#### WHAT THIS TASK INVOLVES:
Extract the lines from the start through the line that holds "const timeTicks = [250, 252, 254, 256, 258, 260, 262]", both included, omitting all images.

++++++

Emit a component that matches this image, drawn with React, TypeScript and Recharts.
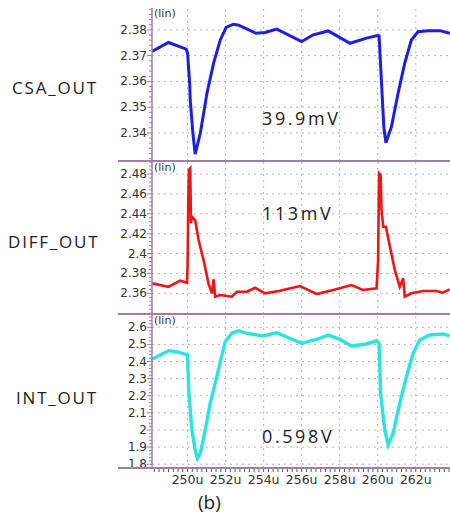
import React from "react"
import { LineChart, Line, XAxis, YAxis, ReferenceLine } from "recharts"

// time axis (u)
const timeDomain = [248.13, 263.8]
const timeTicks = [250, 252, 254, 256, 258, 260, 262]

// CSA_OUT
const csaTime = [248.13, 249.0, 249.93, 250.0, 250.11, 250.14, 250.28, 250.4, 250.67, 251.02, 251.37, 251.72, 252.03, 252.41, 252.68, 253.6, 254.08, 254.69, 256.0, 256.61, 257.4, 258.54, 259.41, 259.99, 260.07, 260.2, 260.32, 260.43, 260.72, 261.07, 261.42, 261.77, 262.12, 262.64, 263.26, 263.79]
const csaValues = [2.3716, 2.3751, 2.3725, 2.371, 2.3593, 2.3528, 2.3399, 2.3318, 2.3399, 2.3554, 2.3671, 2.3761, 2.381, 2.3822, 2.3818, 2.3787, 2.379, 2.3803, 2.3755, 2.3781, 2.3796, 2.3748, 2.3768, 2.3778, 2.3777, 2.3593, 2.3424, 2.3362, 2.3424, 2.3554, 2.3671, 2.3761, 2.3793, 2.3797, 2.3797, 2.3787]
const csaTicks = [2.34, 2.35, 2.36, 2.37, 2.38]
const csaDomain = [2.3291, 2.3885]

// DIFF_OUT
const diffTime = [248.13, 249.0, 249.62, 249.97, 250.0, 250.04, 250.07, 250.14, 250.18, 250.23, 250.4, 250.58, 250.84, 251.1, 251.28, 251.37, 251.45, 251.72, 252.33, 252.59, 253.12, 253.55, 254.08, 254.86, 255.91, 256.79, 257.66, 258.62, 259.23, 259.94, 260.02, 260.07, 260.15, 260.2, 260.29, 260.43, 260.64, 260.9, 261.16, 261.34, 261.42, 261.77, 262.38, 263.08, 263.43, 263.78]
const diffValues = [2.37, 2.3666, 2.3727, 2.3707, 2.3867, 2.4538, 2.484, 2.4857, 2.4304, 2.437, 2.4337, 2.4136, 2.3935, 2.37, 2.36, 2.3741, 2.3566, 2.3583, 2.3566, 2.3616, 2.3616, 2.3656, 2.36, 2.3626, 2.3673, 2.3593, 2.3633, 2.3683, 2.3633, 2.365, 2.3935, 2.4807, 2.479, 2.4438, 2.427, 2.427, 2.4069, 2.3834, 2.3666, 2.3751, 2.3566, 2.36, 2.3623, 2.3623, 2.3606, 2.364]
const diffTicks = [2.36, 2.38, 2.4, 2.42, 2.44, 2.46, 2.48]
const diffDomain = [2.3392, 2.4931]

// INT_OUT
const intTime = [248.13, 248.39, 249.0, 249.44, 250.0, 250.07, 250.23, 250.4, 250.52, 250.67, 250.93, 251.19, 251.54, 251.98, 252.33, 252.68, 253.12, 253.99, 254.69, 256.0, 256.79, 257.4, 258.01, 258.62, 259.41, 259.94, 260.07, 260.15, 260.37, 260.55, 260.81, 261.16, 261.51, 261.86, 262.21, 262.73, 263.43, 263.78]
const intValues = [2.4131, 2.4283, 2.4634, 2.4575, 2.4382, 2.2146, 2.0003, 1.8835, 1.835, 1.8642, 2.0003, 2.1562, 2.3115, 2.5159, 2.565, 2.5801, 2.565, 2.5492, 2.5686, 2.5066, 2.5299, 2.555, 2.5299, 2.4908, 2.5025, 2.5218, 2.5066, 2.2146, 2.0003, 1.9127, 1.981, 2.1562, 2.3115, 2.4482, 2.5258, 2.555, 2.5609, 2.5492]
const intTicks = [1.8, 1.9, 2, 2.1, 2.2, 2.3, 2.4, 2.5, 2.6]
const intDomain = [1.778, 2.6777]

const AXIS = "#a27fa2"
const GRID = "#b4b4b4"
const FONT = "DejaVu Sans"

const toRows = (t: number[], v: number[]) => t.map((x, i) => ({ t: x, v: v[i] }))

// minor tick positions for axes
const minorTicks = (from: number, to: number, step: number) => {
  const out: number[] = []
  for (let k = 0; from + k * step <= to + 1e-9; k++) out.push(Number((from + k * step).toFixed(4)))
  return out
}

const YTick = ({ x, y, payload, majors }: any) => {
  const v = payload.value
  const major = majors.find((m: number) => Math.abs(m - v) < 1e-6)
  const isMajor = major !== undefined
  return (
    <g>
      <line x1={x - (isMajor ? 5 : 3)} x2={x} y1={y} y2={y} stroke={AXIS} strokeWidth={1} />
      {isMajor && (
        <text x={x - 5} y={y} dy={4} textAnchor="end" fontFamily={FONT} fontSize={12} fill="#333">
          {String(major)}
        </text>
      )}
    </g>
  )
}

const XTick = ({ x, y, payload }: any) => {
  const v = payload.value
  const major = timeTicks.find((m) => Math.abs(m - v) < 1e-6)
  return (
    <g>
      <line x1={x} x2={x} y1={y} y2={y + 4} stroke="#555" strokeWidth={1} />
      {major !== undefined && (
        <text x={x} y={y + 16} textAnchor="middle" fontFamily={FONT} fontSize={12.5} fill="#333">
          {`${major}u`}
        </text>
      )}
    </g>
  )
}

interface PanelProps {
  rows: { t: number; v: number }[]
  domain: number[]
  majors: number[]
  minorStep: number
  color: string
  strokeWidth: number
  top: number
  height: number
  showX?: boolean
}

function Panel({ rows, domain, majors, minorStep, color, strokeWidth, top, height, showX }: PanelProps) {
  const yMinor = minorTicks(Math.ceil(domain[0] / minorStep) * minorStep, domain[1], minorStep)
  const xMinor = minorTicks(248.25, 263.75, 0.25)
  return (
    <div style={{ position: "absolute", left: 0, top }}>
      <LineChart width={450} height={height + (showX ? 30 : 0)} data={rows} margin={{ top: 0, right: 0, bottom: 0, left: 0 }}>
        <XAxis
          dataKey="t"
          type="number"
          domain={timeDomain}
          allowDataOverflow
          hide={!showX}
          height={30}
          ticks={xMinor}
          interval={0}
          tickSize={0}
          tickMargin={0}
          tickLine={false}
          axisLine={false}
          tick={<XTick />}
        />
        <YAxis
          type="number"
          domain={domain}
          allowDataOverflow
          width={152}
          ticks={yMinor}
          interval={0}
          tickSize={0}
          tickMargin={0}
          tickLine={false}
          axisLine={{ stroke: AXIS, strokeWidth: 1.5 }}
          tick={<YTick majors={majors} />}
        />
        {majors.map((m) => (
          <ReferenceLine key={"y" + m} y={m} stroke={GRID} strokeDasharray="2 4" />
        ))}
        {timeTicks.map((m) => (
          <ReferenceLine key={"x" + m} x={m} stroke={GRID} strokeDasharray="2 4" />
        ))}
        <Line type="linear" dataKey="v" stroke={color} strokeWidth={strokeWidth} dot={false} isAnimationActive={false} />
      </LineChart>
    </div>
  )
}

const sideLabel = (text: string, top: number, left: number) => (
  <div
    style={{ position: "absolute", left, top, fontFamily: "Open Sans", fontSize: 17, letterSpacing: 1.8, color: "#222", lineHeight: "20px" }}
  >
    {text}
  </div>
)

const note = (text: string, top: number) => (
  <div
    style={{ position: "absolute", left: 262, top, fontFamily: "Open Sans", fontSize: 18, letterSpacing: 2.6, color: "#222", lineHeight: "22px" }}
  >
    {text}
  </div>
)

const lin = (top: number) => (
  <div style={{ position: "absolute", left: 154, top, fontFamily: FONT, fontSize: 11, color: "#333", lineHeight: "12px" }}>(lin)</div>
)

const sep = (top: number) => (
  <div style={{ position: "absolute", left: 118, top, width: 332, height: 2, background: AXIS }} />
)

export default function App() {
  return (
    <div style={{ position: "absolute", left: 0, top: 0, width: 450, height: 519, background: "#fff", overflow: "hidden" }}>
      <Panel rows={toRows(csaTime, csaValues)} domain={csaDomain} majors={csaTicks} minorStep={0.002} color="#1c1ee0" strokeWidth={3} top={8} height={153} />
      <Panel rows={toRows(diffTime, diffValues)} domain={diffDomain} majors={diffTicks} minorStep={0.004} color="#ee1515" strokeWidth={2.6} top={161} height={153} />
      <Panel rows={toRows(intTime, intValues)} domain={intDomain} majors={intTicks} minorStep={0.02} color="#2be3e3" strokeWidth={3.4} top={314} height={154} showX />
      {sep(160)}
      {sep(313)}
      {sep(467)}
      {lin(8)}
      {lin(162)}
      {lin(315)}
      {sideLabel("CSA_OUT", 78, 12)}
      {sideLabel("DIFF_OUT", 232, 8)}
      {sideLabel("INT_OUT", 388, 16)}
      {note("39.9mV", 107)}
      {note("113mV", 202)}
      {note("0.598V", 425)}
      <div style={{ position: "absolute", left: 198, top: 490, fontFamily: "Open Sans", fontSize: 19, color: "#222", lineHeight: "24px" }}>(b)</div>
    </div>
  )
}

++++++

#### SOLUTION FOR THIS EXERCISE:
Emit a component that matches this image, drawn with React, TypeScript and Recharts.
import React from "react"
import { LineChart, Line, XAxis, YAxis, ReferenceLine } from "recharts"

// time axis (u)
const timeDomain = [248.13, 263.8]
const timeTicks = [250, 252, 254, 256, 258, 260, 262]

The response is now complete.